Она все говорила и говорила, упоенная новыми впечатлениями, загоревшая на ветру и солнце, полная жизни, веры, надежд, привезенных оттуда, с полей и лугов.
А потом и Антось стал рассказывать обо всем виденном — рассказывал с искренним увлечением, со слезами на глазах. Видно было, что он счастлив.
— Как только вырасту, заберу маму, уедем мы с ней в деревню и там будем жить. Потому что только там хорошо! — твердил он восторженно и готов был всю ночь рассказывать одно и то же, если бы мать не прогнала его спать.
Пан Плишка внимательно слушал, но не проронил ни слова. «Потому что только там, в деревне, хорошо», — повторял он мысленно слова Антося и усмехался как-то странно…
Поздно вечером, уже около полуночи, вернулись и рабочие. Налетели, как весенняя гроза, оживленные, довольные, наполнили тесную комнату веселым говором и шумом. Их загорелые лица сияли радостью. Они сразу улеглись, но еще долго болтали, смеялись, вспоминали. У Адама лицо распухло, но он сказал, что это пустяки, — просто он немного подрался в корчме, надо же было померяться силами с тамошними хлопцами! Ого, еще у него сила есть, еще Лодзь его не совсем сожрала! Вот вернется он к родителям в деревню да поживет там недели две, тогда все увидят…
— Спать пора! Трещат и трещат, не дают человеку уснуть! — заворчал на них пан Плишка и с силой захлопнул дверь. Какое ему дело до них!

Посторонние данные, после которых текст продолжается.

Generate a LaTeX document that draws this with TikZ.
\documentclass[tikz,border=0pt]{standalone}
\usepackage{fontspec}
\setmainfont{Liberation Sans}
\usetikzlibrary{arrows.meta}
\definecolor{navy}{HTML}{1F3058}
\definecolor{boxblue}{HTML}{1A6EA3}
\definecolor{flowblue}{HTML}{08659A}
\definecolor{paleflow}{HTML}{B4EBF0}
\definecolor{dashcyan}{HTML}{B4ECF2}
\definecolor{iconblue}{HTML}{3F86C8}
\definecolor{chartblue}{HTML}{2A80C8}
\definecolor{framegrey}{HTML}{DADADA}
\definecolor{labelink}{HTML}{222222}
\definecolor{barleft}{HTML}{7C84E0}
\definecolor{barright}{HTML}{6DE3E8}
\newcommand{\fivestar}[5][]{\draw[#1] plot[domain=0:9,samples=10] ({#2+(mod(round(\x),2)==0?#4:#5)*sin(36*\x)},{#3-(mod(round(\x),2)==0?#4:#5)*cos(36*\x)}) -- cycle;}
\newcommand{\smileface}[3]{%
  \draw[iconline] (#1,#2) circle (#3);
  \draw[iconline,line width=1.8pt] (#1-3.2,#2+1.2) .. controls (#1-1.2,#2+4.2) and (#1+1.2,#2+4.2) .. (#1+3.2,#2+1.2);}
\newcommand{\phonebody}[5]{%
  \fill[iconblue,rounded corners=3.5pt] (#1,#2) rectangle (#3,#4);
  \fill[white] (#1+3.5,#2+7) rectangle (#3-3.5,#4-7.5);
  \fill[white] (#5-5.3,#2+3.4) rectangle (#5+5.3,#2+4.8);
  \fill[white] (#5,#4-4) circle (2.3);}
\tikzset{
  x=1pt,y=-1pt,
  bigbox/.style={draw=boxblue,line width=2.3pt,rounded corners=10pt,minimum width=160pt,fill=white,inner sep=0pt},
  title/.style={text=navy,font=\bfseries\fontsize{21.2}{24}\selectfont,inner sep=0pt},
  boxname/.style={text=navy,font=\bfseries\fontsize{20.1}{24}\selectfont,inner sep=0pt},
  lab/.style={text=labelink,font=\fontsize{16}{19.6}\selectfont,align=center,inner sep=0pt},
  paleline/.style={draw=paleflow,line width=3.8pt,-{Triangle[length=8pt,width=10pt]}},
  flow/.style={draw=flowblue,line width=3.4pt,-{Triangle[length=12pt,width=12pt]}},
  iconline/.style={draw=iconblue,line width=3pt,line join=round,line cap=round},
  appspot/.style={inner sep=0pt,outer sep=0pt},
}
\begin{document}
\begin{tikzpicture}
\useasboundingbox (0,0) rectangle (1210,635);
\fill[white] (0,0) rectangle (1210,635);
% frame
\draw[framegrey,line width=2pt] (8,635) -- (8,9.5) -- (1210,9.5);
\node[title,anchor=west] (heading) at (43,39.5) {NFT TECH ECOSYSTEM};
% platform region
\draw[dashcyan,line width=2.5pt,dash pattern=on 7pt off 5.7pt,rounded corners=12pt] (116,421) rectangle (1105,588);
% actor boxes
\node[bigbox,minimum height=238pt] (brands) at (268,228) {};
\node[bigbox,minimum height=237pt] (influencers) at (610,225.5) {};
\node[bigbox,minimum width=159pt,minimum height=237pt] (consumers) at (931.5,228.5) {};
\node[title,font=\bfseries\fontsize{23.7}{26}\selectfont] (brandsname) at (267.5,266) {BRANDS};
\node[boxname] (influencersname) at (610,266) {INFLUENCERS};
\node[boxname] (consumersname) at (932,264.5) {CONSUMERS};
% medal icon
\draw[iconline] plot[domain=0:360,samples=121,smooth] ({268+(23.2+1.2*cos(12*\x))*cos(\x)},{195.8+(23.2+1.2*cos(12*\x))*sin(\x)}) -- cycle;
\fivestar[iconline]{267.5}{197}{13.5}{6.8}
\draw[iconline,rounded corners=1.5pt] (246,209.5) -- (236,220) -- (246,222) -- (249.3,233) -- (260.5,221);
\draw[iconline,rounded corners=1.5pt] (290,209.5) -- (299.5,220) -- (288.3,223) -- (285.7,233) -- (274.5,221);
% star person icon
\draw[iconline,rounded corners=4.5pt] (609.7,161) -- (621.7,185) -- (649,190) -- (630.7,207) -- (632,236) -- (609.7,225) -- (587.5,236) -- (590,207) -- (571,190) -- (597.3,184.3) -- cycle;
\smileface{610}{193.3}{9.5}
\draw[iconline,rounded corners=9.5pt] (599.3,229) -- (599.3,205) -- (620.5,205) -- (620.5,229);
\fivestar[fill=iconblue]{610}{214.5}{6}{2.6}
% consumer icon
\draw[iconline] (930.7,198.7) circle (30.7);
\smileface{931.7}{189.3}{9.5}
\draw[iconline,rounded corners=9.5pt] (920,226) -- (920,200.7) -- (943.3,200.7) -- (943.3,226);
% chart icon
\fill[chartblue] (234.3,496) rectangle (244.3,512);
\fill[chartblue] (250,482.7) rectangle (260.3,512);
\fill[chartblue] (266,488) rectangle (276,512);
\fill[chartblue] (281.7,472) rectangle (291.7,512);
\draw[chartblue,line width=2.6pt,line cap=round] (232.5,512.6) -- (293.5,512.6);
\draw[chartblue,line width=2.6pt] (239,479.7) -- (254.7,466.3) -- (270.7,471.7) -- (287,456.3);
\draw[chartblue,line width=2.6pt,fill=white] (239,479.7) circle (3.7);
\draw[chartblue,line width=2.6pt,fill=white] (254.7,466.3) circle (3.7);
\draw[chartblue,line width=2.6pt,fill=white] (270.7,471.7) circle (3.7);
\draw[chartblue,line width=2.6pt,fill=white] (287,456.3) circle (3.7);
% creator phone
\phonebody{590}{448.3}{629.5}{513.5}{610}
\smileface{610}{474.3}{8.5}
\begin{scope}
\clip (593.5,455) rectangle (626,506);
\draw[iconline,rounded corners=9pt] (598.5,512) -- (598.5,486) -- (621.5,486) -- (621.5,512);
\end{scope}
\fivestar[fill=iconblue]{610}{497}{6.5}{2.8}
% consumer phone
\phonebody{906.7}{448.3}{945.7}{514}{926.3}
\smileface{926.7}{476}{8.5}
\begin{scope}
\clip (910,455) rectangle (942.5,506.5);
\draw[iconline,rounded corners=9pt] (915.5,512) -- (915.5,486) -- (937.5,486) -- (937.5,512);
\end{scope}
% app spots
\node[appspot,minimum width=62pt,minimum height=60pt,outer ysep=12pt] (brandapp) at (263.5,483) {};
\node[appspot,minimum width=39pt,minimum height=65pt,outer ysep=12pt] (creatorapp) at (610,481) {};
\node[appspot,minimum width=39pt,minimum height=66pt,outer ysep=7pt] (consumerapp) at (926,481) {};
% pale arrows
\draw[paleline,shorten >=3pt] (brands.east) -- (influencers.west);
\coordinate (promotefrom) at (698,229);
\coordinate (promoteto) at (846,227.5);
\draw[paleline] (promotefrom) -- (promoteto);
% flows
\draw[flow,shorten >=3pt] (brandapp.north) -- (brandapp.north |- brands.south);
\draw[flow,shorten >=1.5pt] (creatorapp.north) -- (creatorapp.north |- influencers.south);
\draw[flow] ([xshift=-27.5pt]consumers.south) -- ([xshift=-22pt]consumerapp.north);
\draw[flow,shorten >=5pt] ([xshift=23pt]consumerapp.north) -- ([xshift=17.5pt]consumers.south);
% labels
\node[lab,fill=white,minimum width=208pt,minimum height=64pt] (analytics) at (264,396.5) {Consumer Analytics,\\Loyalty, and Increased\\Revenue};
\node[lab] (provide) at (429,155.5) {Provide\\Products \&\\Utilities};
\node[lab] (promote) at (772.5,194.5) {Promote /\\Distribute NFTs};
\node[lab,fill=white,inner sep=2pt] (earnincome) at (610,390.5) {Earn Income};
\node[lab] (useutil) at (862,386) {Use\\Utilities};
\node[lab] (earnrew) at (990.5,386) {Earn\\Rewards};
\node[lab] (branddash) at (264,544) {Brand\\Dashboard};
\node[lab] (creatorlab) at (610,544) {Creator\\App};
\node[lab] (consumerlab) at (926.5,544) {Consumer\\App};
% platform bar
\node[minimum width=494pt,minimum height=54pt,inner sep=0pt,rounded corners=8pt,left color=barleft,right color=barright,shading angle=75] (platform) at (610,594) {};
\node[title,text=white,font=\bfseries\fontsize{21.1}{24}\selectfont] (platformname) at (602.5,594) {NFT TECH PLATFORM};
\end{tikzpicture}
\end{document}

«Раскровянили ему рожу, а этот скот еще радуется! Эх, хамы, хамы! Деревенщина! Увидали коровий хвост и счастливы!» — мысленно негодовал пан Плишка. Зло его взяло, захотелось даже ударить Воронка, но не ударил. Он до рассвета сидел на кровати, горячо молился, упорно отгоняя тоску, боль и смятение, вызванные воспоминаниями о деревне.
— Эх, разрази вас громом!.. Человек работает, как вол, а покоя ему нет! — выругался он утром, встав после бессонной ночи. Он и сам не знал, кого ругает.
На работе он срывал злость на своей подъемной машине — так круто тормозил, что она с лязгом ударялась о пороги цехов.
Он не хотел ни о чем расспрашивать приехавших, но, столкнувшись с ними раз-другой, не вытерпел и спросил сурово, с какой-то опаской:
— Ну что, нашли свою деревню?
Они смотрели на него с недоумением — как это можно не найти родной деревни?
— Ведь верно я говорил, что она от шоссе сразу налево, за тополями?
— За тополями? Вот хватились! Да ведь их давно вырубили по приказу помещика.